-- Begin --
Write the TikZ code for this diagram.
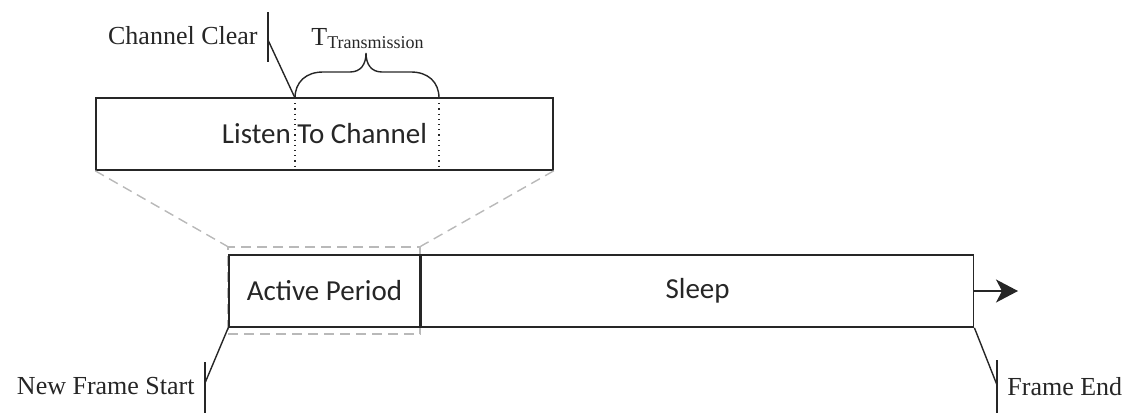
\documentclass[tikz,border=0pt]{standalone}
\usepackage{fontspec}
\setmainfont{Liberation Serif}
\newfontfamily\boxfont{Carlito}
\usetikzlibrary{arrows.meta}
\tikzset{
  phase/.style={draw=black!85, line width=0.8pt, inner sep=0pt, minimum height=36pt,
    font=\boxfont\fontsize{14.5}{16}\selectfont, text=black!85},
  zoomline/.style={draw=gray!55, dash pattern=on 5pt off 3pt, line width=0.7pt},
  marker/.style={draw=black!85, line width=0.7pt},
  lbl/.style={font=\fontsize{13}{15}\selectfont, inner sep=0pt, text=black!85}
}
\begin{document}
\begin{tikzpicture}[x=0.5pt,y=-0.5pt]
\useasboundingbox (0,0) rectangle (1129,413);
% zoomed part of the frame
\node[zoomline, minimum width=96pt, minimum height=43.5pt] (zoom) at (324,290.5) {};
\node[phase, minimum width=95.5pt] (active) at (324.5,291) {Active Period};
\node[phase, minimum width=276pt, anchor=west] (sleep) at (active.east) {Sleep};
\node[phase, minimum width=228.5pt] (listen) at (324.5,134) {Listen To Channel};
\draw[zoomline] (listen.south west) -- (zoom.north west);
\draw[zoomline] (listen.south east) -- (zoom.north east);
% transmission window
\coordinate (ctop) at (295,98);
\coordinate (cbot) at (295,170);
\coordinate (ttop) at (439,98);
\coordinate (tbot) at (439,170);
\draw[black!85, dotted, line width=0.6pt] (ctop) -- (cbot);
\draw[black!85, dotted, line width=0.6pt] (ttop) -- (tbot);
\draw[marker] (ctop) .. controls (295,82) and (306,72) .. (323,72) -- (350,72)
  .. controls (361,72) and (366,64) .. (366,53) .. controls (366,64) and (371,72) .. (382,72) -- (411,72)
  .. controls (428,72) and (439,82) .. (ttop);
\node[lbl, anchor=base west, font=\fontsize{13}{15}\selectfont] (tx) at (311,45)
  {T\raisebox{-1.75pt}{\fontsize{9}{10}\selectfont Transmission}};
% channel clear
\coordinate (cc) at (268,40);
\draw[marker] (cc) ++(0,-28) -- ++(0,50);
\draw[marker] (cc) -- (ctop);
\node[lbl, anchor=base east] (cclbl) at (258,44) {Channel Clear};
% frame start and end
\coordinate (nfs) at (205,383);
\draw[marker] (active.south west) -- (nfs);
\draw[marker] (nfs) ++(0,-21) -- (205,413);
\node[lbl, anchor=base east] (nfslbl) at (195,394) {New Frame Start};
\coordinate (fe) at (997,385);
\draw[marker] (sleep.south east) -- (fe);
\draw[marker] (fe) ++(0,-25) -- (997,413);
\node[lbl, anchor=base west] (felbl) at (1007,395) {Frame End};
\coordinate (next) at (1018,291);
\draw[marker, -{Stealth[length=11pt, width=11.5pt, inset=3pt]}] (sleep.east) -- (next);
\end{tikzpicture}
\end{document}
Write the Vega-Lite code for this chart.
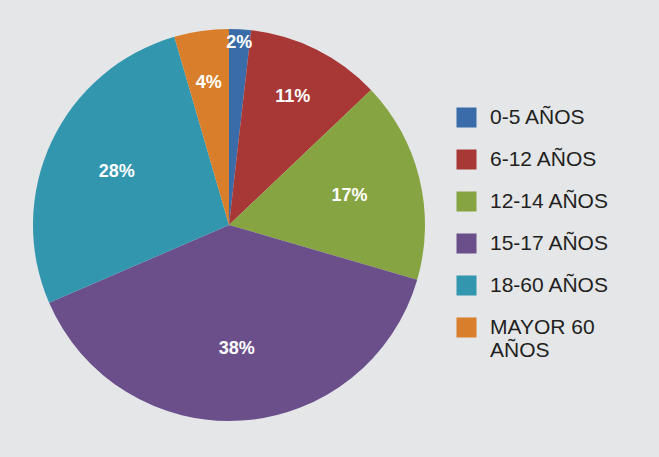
-- End --
- [Task to carry out]:
Omit every picture, then repeat the remaining data exactly as it appears above.

- [Written response]:
Write the TikZ code for this diagram.
\documentclass[tikz,border=0pt]{standalone}
\usepackage{fontspec}
\setmainfont{Liberation Serif}
\newfontfamily\boxfont{Carlito}
\usetikzlibrary{arrows.meta}
\tikzset{
  phase/.style={draw=black!85, line width=0.8pt, inner sep=0pt, minimum height=36pt,
    font=\boxfont\fontsize{14.5}{16}\selectfont, text=black!85},
  zoomline/.style={draw=gray!55, dash pattern=on 5pt off 3pt, line width=0.7pt},
  marker/.style={draw=black!85, line width=0.7pt},
  lbl/.style={font=\fontsize{13}{15}\selectfont, inner sep=0pt, text=black!85}
}
\begin{document}
\begin{tikzpicture}[x=0.5pt,y=-0.5pt]
\useasboundingbox (0,0) rectangle (1129,413);
% zoomed part of the frame
\node[zoomline, minimum width=96pt, minimum height=43.5pt] (zoom) at (324,290.5) {};
\node[phase, minimum width=95.5pt] (active) at (324.5,291) {Active Period};
\node[phase, minimum width=276pt, anchor=west] (sleep) at (active.east) {Sleep};
\node[phase, minimum width=228.5pt] (listen) at (324.5,134) {Listen To Channel};
\draw[zoomline] (listen.south west) -- (zoom.north west);
\draw[zoomline] (listen.south east) -- (zoom.north east);
% transmission window
\coordinate (ctop) at (295,98);
\coordinate (cbot) at (295,170);
\coordinate (ttop) at (439,98);
\coordinate (tbot) at (439,170);
\draw[black!85, dotted, line width=0.6pt] (ctop) -- (cbot);
\draw[black!85, dotted, line width=0.6pt] (ttop) -- (tbot);
\draw[marker] (ctop) .. controls (295,82) and (306,72) .. (323,72) -- (350,72)
  .. controls (361,72) and (366,64) .. (366,53) .. controls (366,64) and (371,72) .. (382,72) -- (411,72)
  .. controls (428,72) and (439,82) .. (ttop);
\node[lbl, anchor=base west, font=\fontsize{13}{15}\selectfont] (tx) at (311,45)
  {T\raisebox{-1.75pt}{\fontsize{9}{10}\selectfont Transmission}};
% channel clear
\coordinate (cc) at (268,40);
\draw[marker] (cc) ++(0,-28) -- ++(0,50);
\draw[marker] (cc) -- (ctop);
\node[lbl, anchor=base east] (cclbl) at (258,44) {Channel Clear};
% frame start and end
\coordinate (nfs) at (205,383);
\draw[marker] (active.south west) -- (nfs);
\draw[marker] (nfs) ++(0,-21) -- (205,413);
\node[lbl, anchor=base east] (nfslbl) at (195,394) {New Frame Start};
\coordinate (fe) at (997,385);
\draw[marker] (sleep.south east) -- (fe);
\draw[marker] (fe) ++(0,-25) -- (997,413);
\node[lbl, anchor=base west] (felbl) at (1007,395) {Frame End};
\coordinate (next) at (1018,291);
\draw[marker, -{Stealth[length=11pt, width=11.5pt, inset=3pt]}] (sleep.east) -- (next);
\end{tikzpicture}
\end{document}
Write the Vega-Lite code for this chart.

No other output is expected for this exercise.